>> Begin

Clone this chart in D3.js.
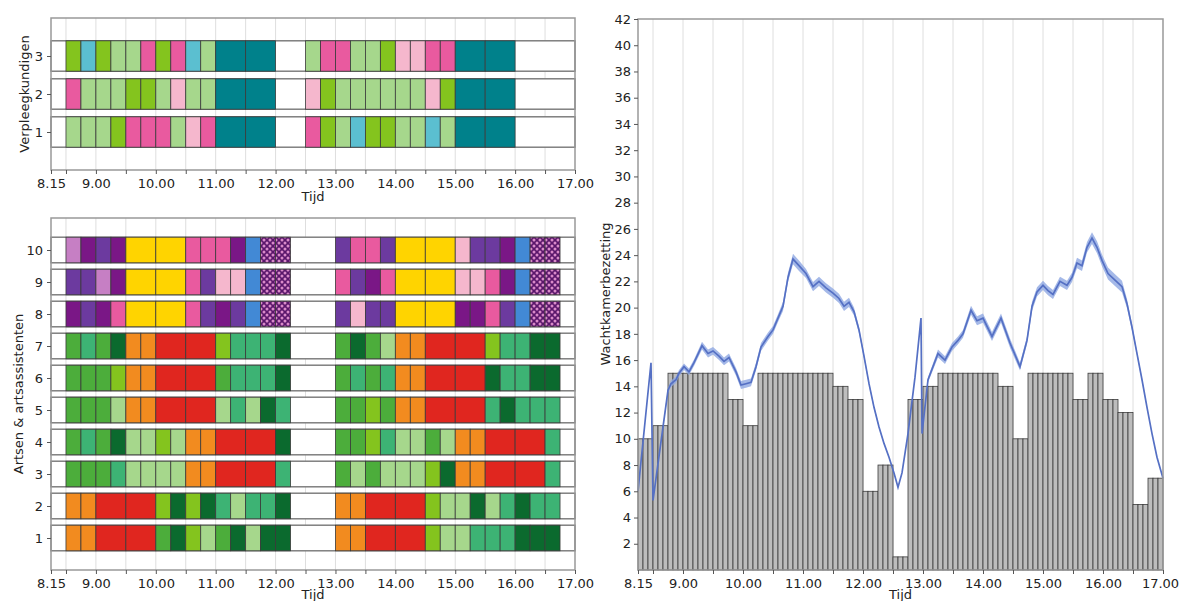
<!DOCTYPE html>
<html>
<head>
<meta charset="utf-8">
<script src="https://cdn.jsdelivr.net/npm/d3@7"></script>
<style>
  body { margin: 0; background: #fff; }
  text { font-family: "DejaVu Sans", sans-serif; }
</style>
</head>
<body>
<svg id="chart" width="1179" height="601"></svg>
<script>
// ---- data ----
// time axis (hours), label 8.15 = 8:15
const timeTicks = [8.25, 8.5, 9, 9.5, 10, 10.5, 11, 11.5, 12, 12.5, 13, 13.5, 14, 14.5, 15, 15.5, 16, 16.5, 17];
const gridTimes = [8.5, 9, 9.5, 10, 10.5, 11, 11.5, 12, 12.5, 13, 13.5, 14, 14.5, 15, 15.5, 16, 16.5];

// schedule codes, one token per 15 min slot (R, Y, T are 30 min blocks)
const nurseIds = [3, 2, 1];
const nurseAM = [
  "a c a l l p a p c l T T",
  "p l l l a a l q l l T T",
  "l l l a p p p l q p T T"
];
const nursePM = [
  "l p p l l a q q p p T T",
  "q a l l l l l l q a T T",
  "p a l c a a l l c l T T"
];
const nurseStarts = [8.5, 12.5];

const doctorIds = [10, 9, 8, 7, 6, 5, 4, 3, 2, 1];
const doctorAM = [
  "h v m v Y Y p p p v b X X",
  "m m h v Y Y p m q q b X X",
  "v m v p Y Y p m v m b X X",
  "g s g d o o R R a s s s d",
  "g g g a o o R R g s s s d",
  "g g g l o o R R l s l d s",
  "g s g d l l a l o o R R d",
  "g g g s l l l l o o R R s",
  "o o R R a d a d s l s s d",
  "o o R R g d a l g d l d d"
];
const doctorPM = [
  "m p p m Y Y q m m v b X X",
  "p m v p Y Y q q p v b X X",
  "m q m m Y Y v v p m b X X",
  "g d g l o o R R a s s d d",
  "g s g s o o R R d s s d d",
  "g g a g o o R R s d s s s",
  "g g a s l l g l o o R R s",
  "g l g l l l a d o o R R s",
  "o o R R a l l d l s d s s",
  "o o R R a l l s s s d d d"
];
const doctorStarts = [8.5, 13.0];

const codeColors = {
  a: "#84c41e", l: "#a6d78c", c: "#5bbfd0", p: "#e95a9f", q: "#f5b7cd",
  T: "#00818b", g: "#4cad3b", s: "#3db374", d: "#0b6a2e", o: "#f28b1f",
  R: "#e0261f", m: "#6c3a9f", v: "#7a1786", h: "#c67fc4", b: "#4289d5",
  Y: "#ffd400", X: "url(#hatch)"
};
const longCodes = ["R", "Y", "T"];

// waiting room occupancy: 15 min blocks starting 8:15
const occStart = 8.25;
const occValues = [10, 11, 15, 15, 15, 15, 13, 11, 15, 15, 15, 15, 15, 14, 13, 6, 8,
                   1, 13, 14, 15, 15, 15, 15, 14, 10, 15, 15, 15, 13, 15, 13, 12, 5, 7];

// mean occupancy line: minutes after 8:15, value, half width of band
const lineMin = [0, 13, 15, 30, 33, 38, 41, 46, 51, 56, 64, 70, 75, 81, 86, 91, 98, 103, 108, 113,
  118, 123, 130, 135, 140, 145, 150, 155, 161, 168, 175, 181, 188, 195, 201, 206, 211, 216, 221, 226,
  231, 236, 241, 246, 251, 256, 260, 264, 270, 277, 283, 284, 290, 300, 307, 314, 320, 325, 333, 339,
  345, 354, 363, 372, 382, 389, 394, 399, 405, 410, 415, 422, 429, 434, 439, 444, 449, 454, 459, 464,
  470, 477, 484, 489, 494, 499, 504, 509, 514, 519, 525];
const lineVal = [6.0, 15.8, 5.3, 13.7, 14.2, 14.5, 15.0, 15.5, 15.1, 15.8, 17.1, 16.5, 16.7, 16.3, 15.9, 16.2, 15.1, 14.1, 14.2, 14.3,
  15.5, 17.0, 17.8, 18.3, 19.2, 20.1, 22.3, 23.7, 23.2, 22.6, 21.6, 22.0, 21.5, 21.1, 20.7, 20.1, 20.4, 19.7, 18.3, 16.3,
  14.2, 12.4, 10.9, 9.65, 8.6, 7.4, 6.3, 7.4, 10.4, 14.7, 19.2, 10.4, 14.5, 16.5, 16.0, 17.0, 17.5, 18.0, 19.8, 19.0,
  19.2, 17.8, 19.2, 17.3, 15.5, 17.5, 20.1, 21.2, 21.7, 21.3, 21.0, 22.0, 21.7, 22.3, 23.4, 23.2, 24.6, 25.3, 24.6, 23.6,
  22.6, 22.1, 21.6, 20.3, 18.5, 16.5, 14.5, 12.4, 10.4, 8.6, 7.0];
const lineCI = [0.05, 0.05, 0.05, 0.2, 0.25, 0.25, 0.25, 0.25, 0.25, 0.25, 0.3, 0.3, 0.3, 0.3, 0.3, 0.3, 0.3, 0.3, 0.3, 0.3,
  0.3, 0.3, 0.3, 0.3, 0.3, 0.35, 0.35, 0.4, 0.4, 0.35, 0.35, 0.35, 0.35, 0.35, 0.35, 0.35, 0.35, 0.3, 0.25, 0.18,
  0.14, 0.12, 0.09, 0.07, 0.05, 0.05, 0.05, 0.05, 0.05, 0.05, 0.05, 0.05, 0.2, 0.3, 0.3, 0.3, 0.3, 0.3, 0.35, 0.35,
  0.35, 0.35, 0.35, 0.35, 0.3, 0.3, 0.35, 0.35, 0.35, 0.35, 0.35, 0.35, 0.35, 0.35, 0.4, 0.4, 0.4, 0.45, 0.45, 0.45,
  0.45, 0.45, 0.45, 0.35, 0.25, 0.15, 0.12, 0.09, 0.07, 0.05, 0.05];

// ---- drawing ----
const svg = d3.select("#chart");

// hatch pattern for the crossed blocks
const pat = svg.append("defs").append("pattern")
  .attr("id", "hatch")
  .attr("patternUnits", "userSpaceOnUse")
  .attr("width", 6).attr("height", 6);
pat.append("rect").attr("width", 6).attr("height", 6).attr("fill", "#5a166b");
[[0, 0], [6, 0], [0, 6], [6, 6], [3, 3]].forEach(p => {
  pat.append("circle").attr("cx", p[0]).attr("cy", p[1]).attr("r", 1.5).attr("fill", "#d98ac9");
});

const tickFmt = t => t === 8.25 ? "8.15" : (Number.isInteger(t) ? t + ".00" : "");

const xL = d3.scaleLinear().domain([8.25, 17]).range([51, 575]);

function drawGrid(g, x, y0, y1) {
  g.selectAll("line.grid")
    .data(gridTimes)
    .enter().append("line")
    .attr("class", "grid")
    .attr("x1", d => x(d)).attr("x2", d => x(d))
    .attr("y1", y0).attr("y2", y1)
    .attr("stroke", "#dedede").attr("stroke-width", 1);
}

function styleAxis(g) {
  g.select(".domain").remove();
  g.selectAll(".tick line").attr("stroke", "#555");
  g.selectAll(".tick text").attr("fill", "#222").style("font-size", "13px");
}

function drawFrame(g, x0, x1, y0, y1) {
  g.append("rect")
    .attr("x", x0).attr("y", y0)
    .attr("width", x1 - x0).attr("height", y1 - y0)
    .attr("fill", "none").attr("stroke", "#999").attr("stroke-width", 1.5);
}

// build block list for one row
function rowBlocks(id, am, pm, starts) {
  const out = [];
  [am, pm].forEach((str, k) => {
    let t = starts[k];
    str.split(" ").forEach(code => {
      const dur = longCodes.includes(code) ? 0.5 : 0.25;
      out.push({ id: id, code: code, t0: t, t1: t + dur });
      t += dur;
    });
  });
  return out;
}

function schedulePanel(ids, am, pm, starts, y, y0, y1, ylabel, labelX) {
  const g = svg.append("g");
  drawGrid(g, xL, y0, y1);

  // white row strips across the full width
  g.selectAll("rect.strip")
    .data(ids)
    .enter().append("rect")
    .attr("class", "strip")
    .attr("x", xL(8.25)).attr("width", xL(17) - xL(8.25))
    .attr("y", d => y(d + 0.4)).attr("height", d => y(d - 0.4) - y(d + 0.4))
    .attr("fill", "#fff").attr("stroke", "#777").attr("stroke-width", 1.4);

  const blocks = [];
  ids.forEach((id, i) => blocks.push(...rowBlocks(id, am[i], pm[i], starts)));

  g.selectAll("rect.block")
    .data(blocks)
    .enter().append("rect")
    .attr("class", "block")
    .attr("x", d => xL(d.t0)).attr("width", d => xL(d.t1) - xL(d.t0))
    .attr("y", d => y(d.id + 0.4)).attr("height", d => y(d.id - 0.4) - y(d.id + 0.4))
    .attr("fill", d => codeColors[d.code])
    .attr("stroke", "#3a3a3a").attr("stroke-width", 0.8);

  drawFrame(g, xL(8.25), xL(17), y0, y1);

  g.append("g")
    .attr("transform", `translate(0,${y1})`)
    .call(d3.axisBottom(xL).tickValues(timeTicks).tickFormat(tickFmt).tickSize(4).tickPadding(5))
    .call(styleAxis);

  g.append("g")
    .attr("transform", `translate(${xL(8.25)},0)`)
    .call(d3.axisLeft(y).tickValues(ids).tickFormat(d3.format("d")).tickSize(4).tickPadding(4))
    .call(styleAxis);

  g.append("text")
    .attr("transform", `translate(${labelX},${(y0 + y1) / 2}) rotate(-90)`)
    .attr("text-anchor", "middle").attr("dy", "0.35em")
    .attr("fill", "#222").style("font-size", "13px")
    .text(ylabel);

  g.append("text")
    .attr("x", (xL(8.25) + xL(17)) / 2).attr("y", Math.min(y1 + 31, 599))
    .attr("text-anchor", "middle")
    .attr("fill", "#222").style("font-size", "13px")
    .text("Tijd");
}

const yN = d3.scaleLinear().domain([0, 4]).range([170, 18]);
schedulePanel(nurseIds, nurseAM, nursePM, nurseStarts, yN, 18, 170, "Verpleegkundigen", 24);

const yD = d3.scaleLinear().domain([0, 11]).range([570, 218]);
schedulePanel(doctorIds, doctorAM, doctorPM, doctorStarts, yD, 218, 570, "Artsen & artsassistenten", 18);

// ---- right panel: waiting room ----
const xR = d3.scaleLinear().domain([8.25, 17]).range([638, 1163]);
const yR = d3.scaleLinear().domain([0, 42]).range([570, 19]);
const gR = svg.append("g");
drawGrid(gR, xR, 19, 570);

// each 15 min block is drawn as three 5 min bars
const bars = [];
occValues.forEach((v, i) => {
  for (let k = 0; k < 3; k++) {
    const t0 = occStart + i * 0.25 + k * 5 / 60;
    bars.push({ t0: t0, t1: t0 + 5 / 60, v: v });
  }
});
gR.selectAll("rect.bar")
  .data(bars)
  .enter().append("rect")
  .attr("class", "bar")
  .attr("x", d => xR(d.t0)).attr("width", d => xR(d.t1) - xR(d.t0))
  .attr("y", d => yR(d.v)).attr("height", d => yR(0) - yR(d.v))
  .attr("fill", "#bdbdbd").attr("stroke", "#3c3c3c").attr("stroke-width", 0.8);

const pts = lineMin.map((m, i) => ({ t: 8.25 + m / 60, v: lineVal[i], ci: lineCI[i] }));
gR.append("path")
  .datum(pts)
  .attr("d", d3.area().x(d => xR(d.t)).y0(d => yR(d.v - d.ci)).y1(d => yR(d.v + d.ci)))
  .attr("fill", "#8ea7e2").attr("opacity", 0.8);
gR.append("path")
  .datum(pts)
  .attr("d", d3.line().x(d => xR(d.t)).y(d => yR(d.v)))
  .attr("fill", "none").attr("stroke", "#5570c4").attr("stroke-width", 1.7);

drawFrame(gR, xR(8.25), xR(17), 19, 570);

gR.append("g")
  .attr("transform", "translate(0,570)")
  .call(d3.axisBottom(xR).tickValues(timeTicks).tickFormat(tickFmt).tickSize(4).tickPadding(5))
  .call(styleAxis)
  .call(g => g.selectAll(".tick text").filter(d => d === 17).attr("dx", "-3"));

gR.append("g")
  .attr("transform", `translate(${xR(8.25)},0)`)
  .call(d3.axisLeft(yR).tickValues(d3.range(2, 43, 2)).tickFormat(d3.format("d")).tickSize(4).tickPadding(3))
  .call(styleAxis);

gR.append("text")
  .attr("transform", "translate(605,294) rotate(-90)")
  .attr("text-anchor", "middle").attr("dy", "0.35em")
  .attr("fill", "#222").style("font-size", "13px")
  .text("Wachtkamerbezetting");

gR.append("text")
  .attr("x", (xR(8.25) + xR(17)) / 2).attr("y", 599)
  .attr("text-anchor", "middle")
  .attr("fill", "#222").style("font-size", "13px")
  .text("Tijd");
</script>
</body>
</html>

>> End

Leave the pictures out and reproduce exactly the lines from the top of the listing above through the line with "13, 12, 5, 7];".

§ **Reply**:
Clone this chart in D3.js.
<!DOCTYPE html>
<html>
<head>
<meta charset="utf-8">
<script src="https://cdn.jsdelivr.net/npm/d3@7"></script>
<style>
  body { margin: 0; background: #fff; }
  text { font-family: "DejaVu Sans", sans-serif; }
</style>
</head>
<body>
<svg id="chart" width="1179" height="601"></svg>
<script>
// ---- data ----
// time axis (hours), label 8.15 = 8:15
const timeTicks = [8.25, 8.5, 9, 9.5, 10, 10.5, 11, 11.5, 12, 12.5, 13, 13.5, 14, 14.5, 15, 15.5, 16, 16.5, 17];
const gridTimes = [8.5, 9, 9.5, 10, 10.5, 11, 11.5, 12, 12.5, 13, 13.5, 14, 14.5, 15, 15.5, 16, 16.5];

// schedule codes, one token per 15 min slot (R, Y, T are 30 min blocks)
const nurseIds = [3, 2, 1];
const nurseAM = [
  "a c a l l p a p c l T T",
  "p l l l a a l q l l T T",
  "l l l a p p p l q p T T"
];
const nursePM = [
  "l p p l l a q q p p T T",
  "q a l l l l l l q a T T",
  "p a l c a a l l c l T T"
];
const nurseStarts = [8.5, 12.5];

const doctorIds = [10, 9, 8, 7, 6, 5, 4, 3, 2, 1];
const doctorAM = [
  "h v m v Y Y p p p v b X X",
  "m m h v Y Y p m q q b X X",
  "v m v p Y Y p m v m b X X",
  "g s g d o o R R a s s s d",
  "g g g a o o R R g s s s d",
  "g g g l o o R R l s l d s",
  "g s g d l l a l o o R R d",
  "g g g s l l l l o o R R s",
  "o o R R a d a d s l s s d",
  "o o R R g d a l g d l d d"
];
const doctorPM = [
  "m p p m Y Y q m m v b X X",
  "p m v p Y Y q q p v b X X",
  "m q m m Y Y v v p m b X X",
  "g d g l o o R R a s s d d",
  "g s g s o o R R d s s d d",
  "g g a g o o R R s d s s s",
  "g g a s l l g l o o R R s",
  "g l g l l l a d o o R R s",
  "o o R R a l l d l s d s s",
  "o o R R a l l s s s d d d"
];
const doctorStarts = [8.5, 13.0];

const codeColors = {
  a: "#84c41e", l: "#a6d78c", c: "#5bbfd0", p: "#e95a9f", q: "#f5b7cd",
  T: "#00818b", g: "#4cad3b", s: "#3db374", d: "#0b6a2e", o: "#f28b1f",
  R: "#e0261f", m: "#6c3a9f", v: "#7a1786", h: "#c67fc4", b: "#4289d5",
  Y: "#ffd400", X: "url(#hatch)"
};
const longCodes = ["R", "Y", "T"];

// waiting room occupancy: 15 min blocks starting 8:15
const occStart = 8.25;
const occValues = [10, 11, 15, 15, 15, 15, 13, 11, 15, 15, 15, 15, 15, 14, 13, 6, 8,
                   1, 13, 14, 15, 15, 15, 15, 14, 10, 15, 15, 15, 13, 15, 13, 12, 5, 7];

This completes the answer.